As can be seen in this annotation, the home side was able to find gaps in Trinita’s defence with their through balls. These through balls were perhaps made possible, too, due to the stretched defensive line which occurred due to Oniki’s high and wide full-backs. In this instance, though, the ball found its way to Yu Kobayashi in the centre and his shot was saved by the goalkeeper.
Here is another example of Frontale’s through passes. This time, however, it was a lofted through ball. Again, in this instance the chance is spurned as Kaoru Mitoma’s sumptuous lofted through ball falls to Ryota Oshima, whose lovely flick to Ao Tanaka is then smashed onto the underside of the crossbar.
These through balls were repeated on several occasions by Kawasaki Frontale, however, it was a tactic which did not end up resulting in goal success. On a different day, though, perhaps the home side may have been able to score some of the chances which the through balls presented them with.

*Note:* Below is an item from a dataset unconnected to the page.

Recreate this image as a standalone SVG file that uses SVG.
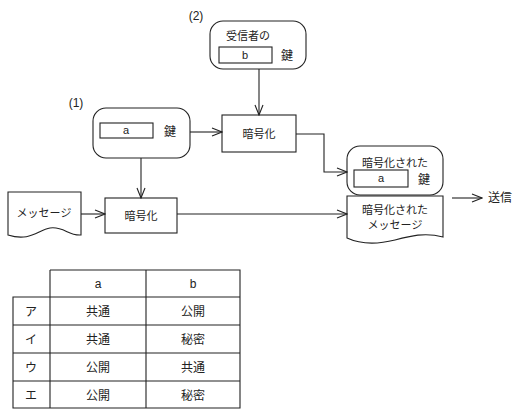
<svg xmlns="http://www.w3.org/2000/svg" width="530" height="415" viewBox="0 0 530 415">
<style>
.s{fill:#fff;stroke:#222;stroke-width:1.1}
.t{font-family:"Liberation Sans","Noto Sans CJK JP",sans-serif;font-size:11px;fill:#222;text-anchor:middle}
.tb{font-size:12px}
.l{fill:none;stroke:#222;stroke-width:1.1}
</style>
<defs>
<marker id="ar" markerWidth="12" markerHeight="10" refX="11" refY="5" orient="auto" markerUnits="userSpaceOnUse">
<polyline points="1,1 11,5 1,9" fill="none" stroke="#222" stroke-width="1.1"/>
</marker>
</defs>
<rect width="530" height="415" fill="#fff"/>
<text class="t tb" x="196" y="20">(2)</text>
<text class="t tb" x="76" y="107">(1)</text>
<g id="recvkey">
<rect class="s" x="210" y="21" width="96" height="48" rx="13"/>
<text class="t" x="248" y="40">受信者の</text>
<rect class="s" x="219" y="47" width="53" height="16"/>
<text class="t" x="245" y="59">b</text>
<text class="t tb" x="287" y="60">鍵</text>
</g>
<g id="keya">
<rect class="s" x="93" y="108" width="97" height="50" rx="13"/>
<rect class="s" x="100" y="123" width="53" height="15"/>
<text class="t" x="126" y="134">a</text>
<text class="t tb" x="170" y="136">鍵</text>
</g>
<g id="enc1">
<rect class="s" x="222" y="115" width="74" height="37"/>
<text class="t" x="259" y="138">暗号化</text>
</g>
<g id="msg">
<path class="s" d="M8,192 H81 V235 C68,236 64,226 50,228 C38,230 30,242 8,235 Z"/>
<text class="t" x="44" y="217">メッセージ</text>
</g>
<g id="enc2">
<rect class="s" x="105" y="198" width="72" height="35"/>
<text class="t" x="141" y="220">暗号化</text>
</g>
<g id="enckey">
<rect class="s" x="347" y="146" width="96" height="49" rx="13"/>
<text class="t" x="395" y="167">暗号化された</text>
<rect class="s" x="354" y="170" width="54" height="17"/>
<text class="t" x="381" y="182">a</text>
<text class="t tb" x="424" y="184">鍵</text>
</g>
<g id="encmsg">
<path class="s" d="M347,196 H443 V237 C425,232 410,236 395,240 C375,245 360,244 347,238 Z"/>
<text class="t" x="395" y="214">暗号化された</text>
<text class="t" x="395" y="229">メッセージ</text>
</g>
<g id="send">
<text class="t tb" x="500" y="202">送信</text>
</g>
<g id="connectors">
<line class="l" x1="259" y1="69" x2="259" y2="115" marker-end="url(#ar)"/>
<line class="l" x1="190" y1="132" x2="222" y2="132" marker-end="url(#ar)"/>
<polyline class="l" points="296,134 324,134 324,172 347,172" marker-end="url(#ar)"/>
<line class="l" x1="141" y1="158" x2="141" y2="198" marker-end="url(#ar)"/>
<line class="l" x1="81" y1="214" x2="105" y2="214" marker-end="url(#ar)"/>
<line class="l" x1="177" y1="214" x2="347" y2="214" marker-end="url(#ar)"/>
<line class="l" x1="452" y1="198" x2="482" y2="198" marker-end="url(#ar)"/>
</g>
<g id="table">
<path class="l" d="M50,270 H240 V408 H13 V297 H240 M50,270 V408 M146,270 V408 M13,325 H240 M13,353 H240 M13,381 H240"/>
<text class="t tb" x="98" y="288">a</text>
<text class="t tb" x="193" y="288">b</text>
<text class="t tb" x="31" y="316">ア</text>
<text class="t tb" x="98" y="316">共通</text>
<text class="t tb" x="193" y="316">公開</text>
<text class="t tb" x="31" y="344">イ</text>
<text class="t tb" x="98" y="344">共通</text>
<text class="t tb" x="193" y="344">秘密</text>
<text class="t tb" x="31" y="372">ウ</text>
<text class="t tb" x="98" y="372">公開</text>
<text class="t tb" x="193" y="372">共通</text>
<text class="t tb" x="31" y="400">エ</text>
<text class="t tb" x="98" y="400">公開</text>
<text class="t tb" x="193" y="400">秘密</text>
</g>
</svg>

As could have been expected in this clash between the two sides, it was a comfortable 2-0 victory for Kawasaki Frontale in the end and the J1 League table-toppers showed their quality against a struggling Oita Trinita side.
However, the visitors did little to help themselves as their tactic of playing out from the back coupled with Frontale’s high press ended up placing Trinita under unnecessary pressure in certain circumstances.
This tactical analysis has dissected the clash between Kawasaki Frontale and Oita Trinita and highlighted key tactics which were used by both sides. Analysis has then been used to explain how those tactics influenced the match’s outcome.